A moradora Kelly Soares, 33 anos, afirma que os pais dela sempre estiveram dispostos a pagar pela área.
— A maioria dos moradores sempre se dispôs a pagar para continuar morando no bairro. O assunto foi debatido com políticos ao longo dos anos, e nunca conseguimos chegar a uma decisão porque quem representava o município empurrava com a barriga. Saiu a decisão, e agora? O que acontece conosco? — questiona ela.

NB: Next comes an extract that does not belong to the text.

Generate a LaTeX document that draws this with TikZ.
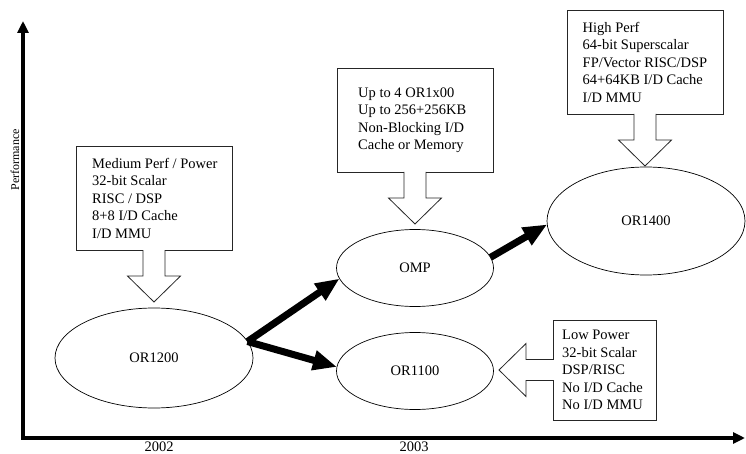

Embora os moradores demonstrem preocupação, a derrota no município pode ter sido de certa forma positiva para a comunidade. Caso o município saísse do polo passivo do processo, só restaria aos Magnabosco cobrar uma indenização ou pedir a desapropriação diretamente aos moradores. Com a decisão do STJ, a responsabilidade pelo pagamento é apenas da prefeitura. Já o município, caso não reverta a decisão do STJ, poderia, por exemplo, cobrar valores dos moradores.
Entenda o caso
O processo se arrastava há mais de 30 anos na tentativa de tirar o município da posição de réu no caso. A área de 57 mil metros quadrados que a família Magnabosco doou em 1966, para construção da Universidade de Caxias do Sul (UCS), foi ocupada por centenas de moradores, dez anos depois, dando início ao bairro Primeiro de Maio, na área central da cidade.
A indenização pode chegar atualmente a R$ 820 milhões, segundo cálculo feito pela defesa da família Magnabosco. O valor oficial não está calculado, uma vez que o processo de cobrança dos precatórios de parte da dívida estava suspenso em razão do julgamento da ação rescisória.